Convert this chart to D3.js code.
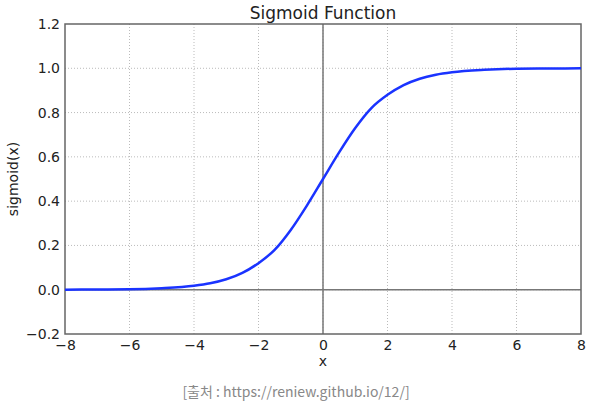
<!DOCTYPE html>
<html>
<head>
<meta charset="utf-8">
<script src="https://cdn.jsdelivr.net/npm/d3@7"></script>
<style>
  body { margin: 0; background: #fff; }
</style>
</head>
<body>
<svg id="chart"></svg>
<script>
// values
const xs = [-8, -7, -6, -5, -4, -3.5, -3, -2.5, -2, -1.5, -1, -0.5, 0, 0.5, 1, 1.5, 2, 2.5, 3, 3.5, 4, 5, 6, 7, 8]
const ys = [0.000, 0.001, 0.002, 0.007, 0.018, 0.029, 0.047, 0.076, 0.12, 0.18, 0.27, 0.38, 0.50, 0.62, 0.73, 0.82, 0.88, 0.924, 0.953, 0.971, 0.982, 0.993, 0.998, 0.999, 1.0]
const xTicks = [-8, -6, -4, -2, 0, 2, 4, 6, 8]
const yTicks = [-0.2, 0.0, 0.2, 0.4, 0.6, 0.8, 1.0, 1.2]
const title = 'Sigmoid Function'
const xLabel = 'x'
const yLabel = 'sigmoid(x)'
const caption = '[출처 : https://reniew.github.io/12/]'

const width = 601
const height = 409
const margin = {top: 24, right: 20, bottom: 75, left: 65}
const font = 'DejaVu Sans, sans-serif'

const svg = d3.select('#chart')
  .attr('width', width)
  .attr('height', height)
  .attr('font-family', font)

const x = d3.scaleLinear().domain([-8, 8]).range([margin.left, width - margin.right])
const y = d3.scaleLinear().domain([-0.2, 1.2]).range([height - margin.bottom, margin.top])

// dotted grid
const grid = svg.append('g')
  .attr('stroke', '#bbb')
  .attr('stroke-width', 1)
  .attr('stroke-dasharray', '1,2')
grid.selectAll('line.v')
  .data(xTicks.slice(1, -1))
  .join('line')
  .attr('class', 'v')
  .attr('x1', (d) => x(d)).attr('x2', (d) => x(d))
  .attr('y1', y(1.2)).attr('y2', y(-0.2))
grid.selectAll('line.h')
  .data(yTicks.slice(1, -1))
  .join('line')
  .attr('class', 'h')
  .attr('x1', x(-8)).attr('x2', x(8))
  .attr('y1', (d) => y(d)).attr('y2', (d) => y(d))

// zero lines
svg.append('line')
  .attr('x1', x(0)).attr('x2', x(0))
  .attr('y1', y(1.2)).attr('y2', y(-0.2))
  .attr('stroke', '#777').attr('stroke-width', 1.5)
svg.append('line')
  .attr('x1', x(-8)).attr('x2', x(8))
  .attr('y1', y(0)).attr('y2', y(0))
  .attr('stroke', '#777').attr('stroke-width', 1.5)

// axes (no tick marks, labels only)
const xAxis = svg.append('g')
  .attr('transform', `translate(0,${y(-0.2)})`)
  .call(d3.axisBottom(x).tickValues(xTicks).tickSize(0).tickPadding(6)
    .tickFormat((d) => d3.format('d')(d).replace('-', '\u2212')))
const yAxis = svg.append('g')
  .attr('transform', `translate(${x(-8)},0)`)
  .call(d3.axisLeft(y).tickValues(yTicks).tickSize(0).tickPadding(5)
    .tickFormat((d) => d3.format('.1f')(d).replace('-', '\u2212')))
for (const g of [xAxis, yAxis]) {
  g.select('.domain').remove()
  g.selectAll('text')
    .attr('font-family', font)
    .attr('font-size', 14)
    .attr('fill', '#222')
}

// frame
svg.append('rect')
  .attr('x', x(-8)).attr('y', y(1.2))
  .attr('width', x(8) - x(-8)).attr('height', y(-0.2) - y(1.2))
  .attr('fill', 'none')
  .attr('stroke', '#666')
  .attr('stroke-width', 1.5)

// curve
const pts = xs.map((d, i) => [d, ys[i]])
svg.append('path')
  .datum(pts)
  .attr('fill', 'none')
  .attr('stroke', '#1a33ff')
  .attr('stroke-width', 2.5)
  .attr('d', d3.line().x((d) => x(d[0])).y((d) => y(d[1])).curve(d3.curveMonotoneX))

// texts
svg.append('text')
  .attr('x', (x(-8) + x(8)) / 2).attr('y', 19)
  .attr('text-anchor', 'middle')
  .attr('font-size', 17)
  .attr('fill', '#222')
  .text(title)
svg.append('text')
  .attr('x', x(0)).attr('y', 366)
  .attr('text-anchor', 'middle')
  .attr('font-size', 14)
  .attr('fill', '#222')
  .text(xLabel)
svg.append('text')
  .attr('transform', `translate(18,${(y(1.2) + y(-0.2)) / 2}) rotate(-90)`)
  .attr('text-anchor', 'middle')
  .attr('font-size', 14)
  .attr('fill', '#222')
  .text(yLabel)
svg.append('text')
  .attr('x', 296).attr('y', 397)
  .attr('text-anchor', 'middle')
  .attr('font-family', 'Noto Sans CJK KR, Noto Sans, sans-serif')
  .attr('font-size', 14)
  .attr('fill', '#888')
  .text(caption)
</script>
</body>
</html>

#### [WHAT IS NEEDED]
Leave out the pictures and print every line of the data exactly.

#### [TASK ANSWER]
Convert this chart to D3.js code.
<!DOCTYPE html>
<html>
<head>
<meta charset="utf-8">
<script src="https://cdn.jsdelivr.net/npm/d3@7"></script>
<style>
  body { margin: 0; background: #fff; }
</style>
</head>
<body>
<svg id="chart"></svg>
<script>
// values
const xs = [-8, -7, -6, -5, -4, -3.5, -3, -2.5, -2, -1.5, -1, -0.5, 0, 0.5, 1, 1.5, 2, 2.5, 3, 3.5, 4, 5, 6, 7, 8]
const ys = [0.000, 0.001, 0.002, 0.007, 0.018, 0.029, 0.047, 0.076, 0.12, 0.18, 0.27, 0.38, 0.50, 0.62, 0.73, 0.82, 0.88, 0.924, 0.953, 0.971, 0.982, 0.993, 0.998, 0.999, 1.0]
const xTicks = [-8, -6, -4, -2, 0, 2, 4, 6, 8]
const yTicks = [-0.2, 0.0, 0.2, 0.4, 0.6, 0.8, 1.0, 1.2]
const title = 'Sigmoid Function'
const xLabel = 'x'
const yLabel = 'sigmoid(x)'
const caption = '[출처 : https://reniew.github.io/12/]'

const width = 601
const height = 409
const margin = {top: 24, right: 20, bottom: 75, left: 65}
const font = 'DejaVu Sans, sans-serif'

const svg = d3.select('#chart')
  .attr('width', width)
  .attr('height', height)
  .attr('font-family', font)

const x = d3.scaleLinear().domain([-8, 8]).range([margin.left, width - margin.right])
const y = d3.scaleLinear().domain([-0.2, 1.2]).range([height - margin.bottom, margin.top])

// dotted grid
const grid = svg.append('g')
  .attr('stroke', '#bbb')
  .attr('stroke-width', 1)
  .attr('stroke-dasharray', '1,2')
grid.selectAll('line.v')
  .data(xTicks.slice(1, -1))
  .join('line')
  .attr('class', 'v')
  .attr('x1', (d) => x(d)).attr('x2', (d) => x(d))
  .attr('y1', y(1.2)).attr('y2', y(-0.2))
grid.selectAll('line.h')
  .data(yTicks.slice(1, -1))
  .join('line')
  .attr('class', 'h')
  .attr('x1', x(-8)).attr('x2', x(8))
  .attr('y1', (d) => y(d)).attr('y2', (d) => y(d))

// zero lines
svg.append('line')
  .attr('x1', x(0)).attr('x2', x(0))
  .attr('y1', y(1.2)).attr('y2', y(-0.2))
  .attr('stroke', '#777').attr('stroke-width', 1.5)
svg.append('line')
  .attr('x1', x(-8)).attr('x2', x(8))
  .attr('y1', y(0)).attr('y2', y(0))
  .attr('stroke', '#777').attr('stroke-width', 1.5)

// axes (no tick marks, labels only)
const xAxis = svg.append('g')
  .attr('transform', `translate(0,${y(-0.2)})`)
  .call(d3.axisBottom(x).tickValues(xTicks).tickSize(0).tickPadding(6)
    .tickFormat((d) => d3.format('d')(d).replace('-', '\u2212')))
const yAxis = svg.append('g')
  .attr('transform', `translate(${x(-8)},0)`)
  .call(d3.axisLeft(y).tickValues(yTicks).tickSize(0).tickPadding(5)
    .tickFormat((d) => d3.format('.1f')(d).replace('-', '\u2212')))
for (const g of [xAxis, yAxis]) {
  g.select('.domain').remove()
  g.selectAll('text')
    .attr('font-family', font)
    .attr('font-size', 14)
    .attr('fill', '#222')
}

// frame
svg.append('rect')
  .attr('x', x(-8)).attr('y', y(1.2))
  .attr('width', x(8) - x(-8)).attr('height', y(-0.2) - y(1.2))
  .attr('fill', 'none')
  .attr('stroke', '#666')
  .attr('stroke-width', 1.5)

// curve
const pts = xs.map((d, i) => [d, ys[i]])
svg.append('path')
  .datum(pts)
  .attr('fill', 'none')
  .attr('stroke', '#1a33ff')
  .attr('stroke-width', 2.5)
  .attr('d', d3.line().x((d) => x(d[0])).y((d) => y(d[1])).curve(d3.curveMonotoneX))

// texts
svg.append('text')
  .attr('x', (x(-8) + x(8)) / 2).attr('y', 19)
  .attr('text-anchor', 'middle')
  .attr('font-size', 17)
  .attr('fill', '#222')
  .text(title)
svg.append('text')
  .attr('x', x(0)).attr('y', 366)
  .attr('text-anchor', 'middle')
  .attr('font-size', 14)
  .attr('fill', '#222')
  .text(xLabel)
svg.append('text')
  .attr('transform', `translate(18,${(y(1.2) + y(-0.2)) / 2}) rotate(-90)`)
  .attr('text-anchor', 'middle')
  .attr('font-size', 14)
  .attr('fill', '#222')
  .text(yLabel)
svg.append('text')
  .attr('x', 296).attr('y', 397)
  .attr('text-anchor', 'middle')
  .attr('font-family', 'Noto Sans CJK KR, Noto Sans, sans-serif')
  .attr('font-size', 14)
  .attr('fill', '#888')
  .text(caption)
</script>
</body>
</html>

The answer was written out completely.